Anak Bunuh Ayah di Ngawi, Apa yang Salah?
Nomor satu, jelas. Mirip seperti analisis Dr Johnston. Anak yang dididik ortu dengan cara keras. Baik fisik maupun psikologis. Fisik, dalam bentuk pukulan. Psikologis bentuk kata-kata yang menusuk hati.
Yang mengejutkan, ortu membandingkan prestasi seorang anak dengan saudaranya, atau anak lain bukan saudara, termasuk cara didik yang salah. Apalagi, jika disertai dengan kata-kata makian, atau merendahkan. Misalnya: "Kamu ini anak bodoh. Kalah dengan adikmu yang pintar."
Jika si anak tidak memilik kekuatan mental memadai, ia bisa jatuh mental. Kejatuhannya menimbulkan sakit hati. Semakin dipendam, mengendap jadi penderitaan. Suatu saat, setelah ia remaja atau dewasa, muncul dalam bentuk agresivitas.
Nomor dua, anti-sosial. Sebagai akibat dari nomor satu, kekerasan berat. Karena menerima didikan keras dari ortu, anak jadi anti-sosial.
Sikap anti-soail tidak bisa dibaca ortu dari perilaku anak. Anak kelihatan baik-baik saja. Tapi ia memendam dendam bertahun-tahun. Jadilah anti-sosial.
Nomor tiga, sakit mental parah, karena pembawaan sejak lahir (genetik). Jenis ini bisa diamati dari tingkah laku.
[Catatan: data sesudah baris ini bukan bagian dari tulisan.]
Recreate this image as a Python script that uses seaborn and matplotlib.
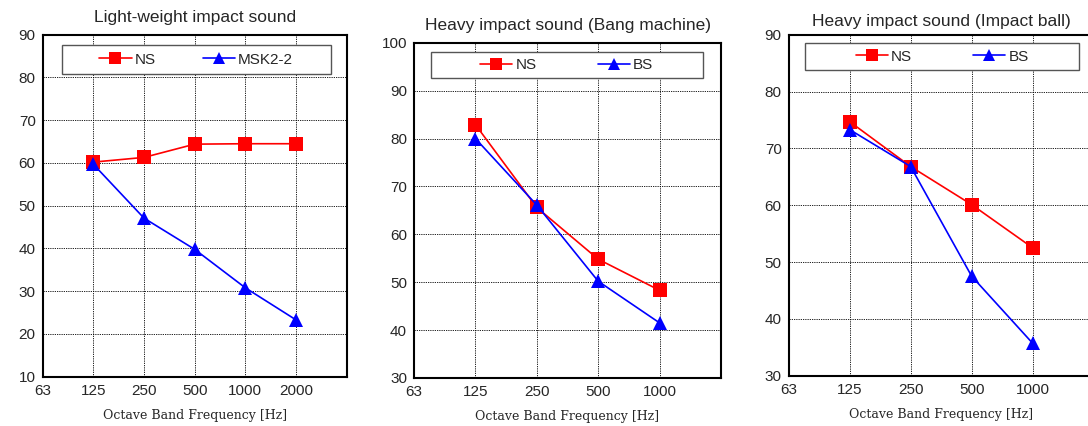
import numpy as np
import pandas as pd
import matplotlib
matplotlib.use('Agg')
import matplotlib.pyplot as plt
import seaborn as sns
from matplotlib.patches import Rectangle
from matplotlib.lines import Line2D

sns.set_style('white')
plt.rcParams['font.family'] = ['Liberation Sans', 'DejaVu Sans']

# octave band tick labels
ticks_light = ['63', '125', '250', '500', '1000', '2000']
ticks_heavy = ['63', '125', '250', '500', '1000']

# bands with measured values
freq_light = ['125', '250', '500', '1000', '2000']
freq_heavy = ['125', '250', '500', '1000']

# Light-weight impact sound
light_ns = [60.2, 61.3, 64.4, 64.5, 64.5]
light_msk = [59.7, 47.1, 39.8, 30.8, 23.3]

# Heavy impact sound (Bang machine)
bang_ns = [82.9, 65.6, 54.8, 48.3]
bang_bs = [80.0, 66.1, 50.2, 41.5]

# Heavy impact sound (Impact ball)
ball_ns = [74.7, 66.8, 60.1, 52.5]
ball_bs = [73.3, 66.8, 47.5, 35.7]


def make_df(freqs, ticks, ns, other_name, other):
    rows = []
    for f, v in zip(freqs, ns):
        rows.append({'pos': ticks.index(f), 'level': v, 'series': 'NS'})
    for f, v in zip(freqs, other):
        rows.append({'pos': ticks.index(f), 'level': v, 'series': other_name})
    return pd.DataFrame(rows)


def draw(ax, df, ticks, other, ylim, title, tpad, box, colsp):
    sns.lineplot(data=df, x='pos', y='level', hue='series', style='series',
                 markers={'NS': 's', other: '^'}, dashes=False,
                 palette={'NS': 'red', other: 'blue'}, markersize=10,
                 markeredgewidth=0, linewidth=1.2, ax=ax, legend=False, zorder=4)
    ax.set_xlim(0, len(ticks))
    ax.set_xticks(range(len(ticks)))
    ax.set_xticklabels(ticks)
    ax.set_ylim(*ylim)
    ax.set_yticks(np.arange(ylim[0], ylim[1] + 1, 10))
    ax.set_axisbelow(True)
    ax.grid(True, color='black', linestyle=(0, (1.5, 1.2)), linewidth=0.6)
    ax.tick_params(length=0, pad=5, labelsize=11)
    for s in ax.spines.values():
        s.set_color('black')
        s.set_linewidth(1.5)
    ax.set_title(title, fontsize=12.5, pad=tpad)
    ax.set_xlabel('Octave Band Frequency [Hz]', family='DejaVu Serif', fontsize=9, labelpad=8)
    ax.set_ylabel('')

    # legend box
    x0, y0, x1, y1 = box
    ax.add_patch(Rectangle((x0, y0), x1 - x0, y1 - y0, transform=ax.transAxes,
                           facecolor='white', edgecolor='#555555', lw=1, zorder=3))
    handles = [Line2D([], [], color='red', marker='s', markersize=8, lw=1.2, markeredgewidth=0),
               Line2D([], [], color='blue', marker='^', markersize=8, lw=1.2, markeredgewidth=0)]
    leg = ax.legend(handles, ['NS', other], loc='center',
                    bbox_to_anchor=((x0 + x1) / 2, (y0 + y1) / 2), ncol=2,
                    frameon=False, handlelength=2.1, handletextpad=0.2,
                    columnspacing=colsp, fontsize=11, borderaxespad=0)
    leg.set_zorder(5)


fig = plt.figure(figsize=(10.88, 4.26), dpi=100)
ax1 = fig.add_axes([0.0392, 0.1157, 0.2794, 0.8028])
ax2 = fig.add_axes([0.3805, 0.1127, 0.2822, 0.7870])
ax3 = fig.add_axes([0.7249, 0.1181, 0.2803, 0.8004])

draw(ax1, make_df(freq_light, ticks_light, light_ns, 'MSK2-2', light_msk), ticks_light,
     'MSK2-2', (10, 90), 'Light-weight impact sound', 9, (0.064, 0.885, 0.947, 0.970), 3.1)
draw(ax2, make_df(freq_heavy, ticks_heavy, bang_ns, 'BS', bang_bs), ticks_heavy,
     'BS', (30, 100), 'Heavy impact sound (Bang machine)', 9, (0.055, 0.895, 0.940, 0.972), 4.0)
draw(ax3, make_df(freq_heavy, ticks_heavy, ball_ns, 'BS', ball_bs), ticks_heavy,
     'BS', (30, 90), 'Heavy impact sound (Impact ball)', 6, (0.055, 0.896, 0.952, 0.975), 4.0)

fig.savefig('out.png', dpi=100)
Di masyarakat sederhana, yang miskin, biasanya dipasung. Cara gampang menutup kemungkinan bahaya.
Jika ortu cukup secara ekonomi, anak jenis ini diterapi oleh ahli jiwa. Bisa juga masuk RS jiwa.
Baik Prof Heide maupun Dr Johnston, dalam teori mereka sama: Sesungguhnya ortu tidak berniat jahat terhadap anak-anak mereka. Seandainya ada ortu berniat jahat terhadap anak, itulah deviasi. Sangat jarang ada.
Kenyataan justru sebaliknya. Ortu sayang anak-anak. Menegakkan disiplin. Mendidik dengan keras. Bertujuan agar anak-anak mereka kelak sukses menjalani hidup di masa dewasa. Mereka memacu semangat anak dengan cara membandingkan dengan anak lebih pintar.
Niat baik ortu, belum tentu dipersepsi baik oleh anak. Juga belum tentu menghasilkan kebaikan. Malah menghasilkan sebaliknya. Suatu ironi.
Penyair besar Kahlil Gibran, dalam puisinya bertajuk "Anakmu bukanlah anakmu", bunyinya begini:
Mereka adalah putra-putri kehidupan dirinya sendiri.
Mereka terlahir lewat dirimu, tetapi tidak berasal darimu.
Meskipun mereka bersamamu, mereka bukan milikmu.
Kau boleh memberi mereka cintamu, tetapi bukan pikiranmu.